The password passed to CryptoJS is derived from the original password by multiple hashing with SHA512. As already explained in Artjom B.'s comment, this cannot be implemented with OpenSSL alone, but it would at least be possible as part of a script.
The EvpKDF.cfg.keySize parameter has no effect on encryption/decryption and can be ignored.

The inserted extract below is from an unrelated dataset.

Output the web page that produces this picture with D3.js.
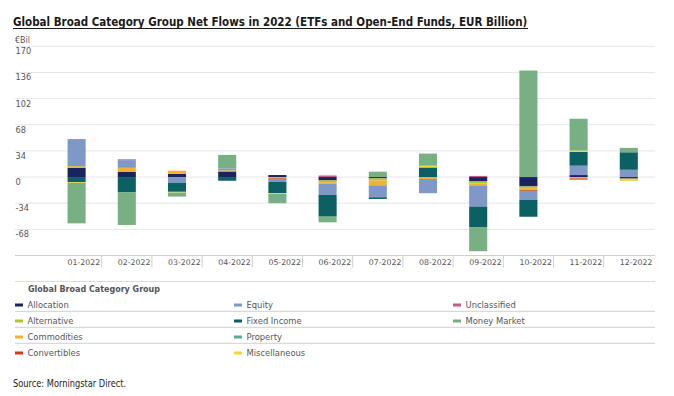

If compatible values are used in the posted code instead of the incompatible values, e.g. CryptoJS.algo.AES.keySize = 8 and CryptoJS.algo.EvpKDF.cfg.iterations = 1, decryption with OpenSSL is possible. The following example uses the posted code with compatible values and performs encryption and decryption. The ciphertext can be decrypted with OpenSSL:
//
// Your code
//
function hex2a(t) {
for (var e = t.toString(), i = "", n = 0; n < e.length && "00" !== e.substr(n, 2); n += 2) i += String.fromCharCode(parseInt(e.substr(n, 2), 16));
return i;
}
function decoder(secret, passwrd) {
for (var i = CryptoJS.SHA512(passwrd), n = 0; n < 11512; n++) i = CryptoJS.SHA512(i);
CryptoJS.algo.AES.keySize = 8; // compatible with OpenSSL: 4/6/8, corresponds to AES-128/192/265
CryptoJS.algo.EvpKDF.cfg.iterations = 1; // compatible with OpenSSL: 1
CryptoJS.algo.EvpKDF.cfg.keySize = 123; // ignored
var r = CryptoJS.AES.decrypt(secret, i.toString());
return (out = hex2a(r)), out;
}
//
// The encryption counterpart
//
function encrypt(secret, passwrd) {
for (var i = CryptoJS.SHA512(passwrd), n = 0; n < 11512; n++) i = CryptoJS.SHA512(i);
CryptoJS.algo.AES.keySize = 8;
CryptoJS.algo.EvpKDF.cfg.iterations = 1;
CryptoJS.algo.EvpKDF.cfg.keySize = 456;
console.log("CryptoJS input passphrase:\n", i.toString().replace(/(.{56})/g,'$1\n'));
var ciphertext = CryptoJS.AES.encrypt(secret, i.toString());
return ciphertext;
}
//
// Encryption, decryption
//
var ciphertext = encrypt('The quick brown fox jumps over the lazy dog', 'my initial passphrase');
var decryptedData = decoder(ciphertext, 'my initial passphrase');
console.log("Ciphertext:\n", ciphertext.toString().replace(/(.{56})/g,'$1\n'));
console.log("Plaintext:\n", decryptedData.replace(/(.{56})/g,'$1\n')); <script src="https://cdnjs.cloudflare.com/ajax/libs/crypto-js/4.0.0/crypto-js.min.js"></script>with the possible output:
CryptoJS input passphrase: 7bff3331f9dcfbb2e1c5b6cb4170689db91fe5b12258d59672fe0e9ce61780c61f3e6dc324e58cc2170c6a8010083aafe07930708ee63c0022a7e9bce784c4c5
Ciphertext: U2FsdGVkX1/3SLTOsvc6CoWfg53rR+l//pHiWstJibl5D5OopIFWVmhUDhEpj7zBZRjA1vQiIoU2F5qR1v8NEw==
Plaintext: The quick brown fox jumps over the lazy dog
The ciphertext can be decrypted with the following OpenSSL statement (using the derived password directly):
openssl enc -aes-256-cbc -d -a -A -in <path to ciphertext file> -md md5 -pass pass:7bff3331f9dcfbb2e1c5b6cb4170689db91fe5b12258d59672fe0e9ce61780c61f3e6dc324e58cc2170c6a8010083aafe07930708ee63c0022a7e9bce784c4c5
When using parameters different from these (e.g. AES.keySize = 32 or EvpKDF.cfg.iterations = 1e4), decryption generally fails with bad decrypt (even when using -iter 10000).